• **GIVEN TASK**
Pictures stay out. Extract the lines below from the first one through the line with "25.2, 25.2, 24.7];", both included.

• **DATASET CONTENT**

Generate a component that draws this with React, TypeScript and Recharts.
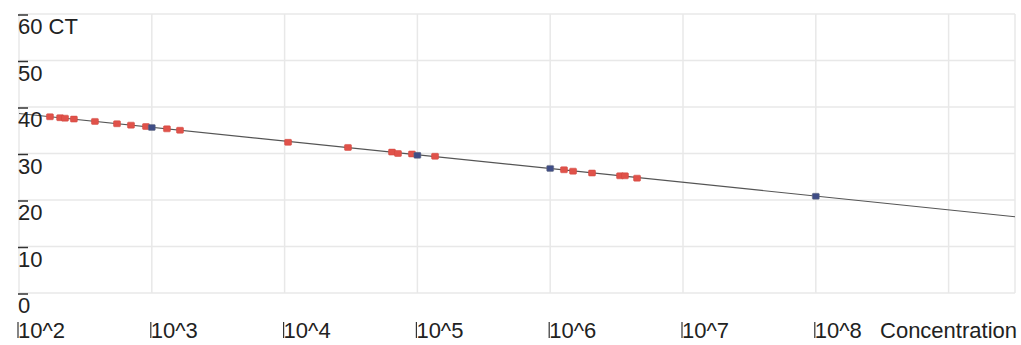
import React from "react";
import { ScatterChart, Scatter, XAxis, YAxis, CartesianGrid, Label } from "recharts";

// Concentration values (x) and CT values (y)
const unknownConc = [171, 204, 222, 259, 373, 547, 697, 904, 1300, 1630, 10620, 30000, 64400, 71400, 91000, 135800, 1270000, 1486000, 2065000, 3357000, 3656000, 4508000];
const unknownCt = [37.9, 37.7, 37.6, 37.4, 36.9, 36.4, 36.1, 35.8, 35.3, 35.0, 32.4, 31.3, 30.3, 30.0, 29.9, 29.4, 26.5, 26.2, 25.8, 25.2, 25.2, 24.7];

const standardConc = [1000, 100000, 1000000, 100000000];
const standardCt = [35.6, 29.6, 26.8, 20.8];

const fitConc = [100, 3162277660];
const fitCt = [38.6, 16.4];

const xTicks = [1e2, 1e3, 1e4, 1e5, 1e6, 1e7, 1e8, 1e9];
const xTickLabels = ["10^2", "10^3", "10^4", "10^5", "10^6", "10^7", "10^8", ""];
const yTicks = [0, 10, 20, 30, 40, 50, 60];
const yUnit = "CT";
const xTitle = "Concentration";

const unknownData = unknownConc.map((x, i) => ({ x, y: unknownCt[i] }));
const standardData = standardConc.map((x, i) => ({ x, y: standardCt[i] }));
const fitData = fitConc.map((x, i) => ({ x, y: fitCt[i] }));

const FONT = "'Liberation Sans', Arial, sans-serif";

const YTick = (props: any) => {
  const { x, y, payload } = props;
  const v = payload.value;
  const label = v === yTicks[yTicks.length - 1] ? `${v} ${yUnit}` : `${v}`;
  return (
    <g>
      <line x1={x - 1} x2={x + 9} y1={y + 1} y2={y + 1} stroke="#333" strokeWidth={1.5} />
      <text x={x - 1} y={y + 20} fontSize={22} fontFamily={FONT} fill="#222">
        {label}
      </text>
    </g>
  );
};

const XTick = (props: any) => {
  const { x, y, payload } = props;
  const idx = xTicks.indexOf(payload.value);
  const label = xTickLabels[idx] ?? "";
  if (!label) return <g />;
  return (
    <g>
      <line x1={x - 1} x2={x - 1} y1={y + 29} y2={y + 45} stroke="#333" strokeWidth={1.2} />
      <text x={x - 1} y={y + 45} fontSize={22} fontFamily={FONT} fill="#222">
        {label}
      </text>
    </g>
  );
};

const RedSquare = (props: any) => {
  const { cx, cy } = props;
  return <rect x={cx - 3.5} y={cy - 3} width={7} height={6} rx={1} fill="#e0524a" stroke="#d0443c" strokeWidth={0.5} />;
};

const BlueSquare = (props: any) => {
  const { cx, cy } = props;
  return <rect x={cx - 3.5} y={cy - 3} width={7} height={6} rx={1} fill="#3f4d86" stroke="#6a7080" strokeWidth={0.5} />;
};

const NoShape = () => <g />;

export default function App() {
  return (
    <div style={{ position: "fixed", top: 0, left: 0, background: "#fff" }}>
      <ScatterChart width={1021} height={345} margin={{ top: 14, right: 6, bottom: 0, left: 0 }}>
        <CartesianGrid stroke="#e8e8e8" strokeWidth={1.5} />
        <XAxis
          dataKey="x"
          type="number"
          scale="log"
          domain={[fitConc[0], fitConc[1]]}
          allowDataOverflow
          ticks={xTicks}
          height={52}
          tickSize={0}
          tickMargin={0}
          axisLine={false}
          tickLine={false}
          tick={<XTick />}
          interval={0}
        >
          <Label
            content={(p: any) => {
              const vb = p.viewBox || {};
              return (
                <text x={vb.x + vb.width + 2} y={vb.y + 45} textAnchor="end" fontSize={22} fontFamily={FONT} fill="#222">
                  {xTitle}
                </text>
              );
            }}
          />
        </XAxis>
        <YAxis
          dataKey="y"
          type="number"
          domain={[0, 60]}
          ticks={yTicks}
          width={19}
          tickSize={0}
          tickMargin={0}
          axisLine={false}
          tickLine={false}
          tick={<YTick />}
          interval={0}
        />
        <Scatter data={fitData} line={{ stroke: "#555", strokeWidth: 1.2 }} shape={<NoShape />} isAnimationActive={false} />
        <Scatter data={unknownData} shape={<RedSquare />} isAnimationActive={false} />
        <Scatter data={standardData} shape={<BlueSquare />} isAnimationActive={false} />
      </ScatterChart>
    </div>
  );
}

• **RIGHT ANSWER**
Generate a component that draws this with React, TypeScript and Recharts.
import React from "react";
import { ScatterChart, Scatter, XAxis, YAxis, CartesianGrid, Label } from "recharts";

// Concentration values (x) and CT values (y)
const unknownConc = [171, 204, 222, 259, 373, 547, 697, 904, 1300, 1630, 10620, 30000, 64400, 71400, 91000, 135800, 1270000, 1486000, 2065000, 3357000, 3656000, 4508000];
const unknownCt = [37.9, 37.7, 37.6, 37.4, 36.9, 36.4, 36.1, 35.8, 35.3, 35.0, 32.4, 31.3, 30.3, 30.0, 29.9, 29.4, 26.5, 26.2, 25.8, 25.2, 25.2, 24.7];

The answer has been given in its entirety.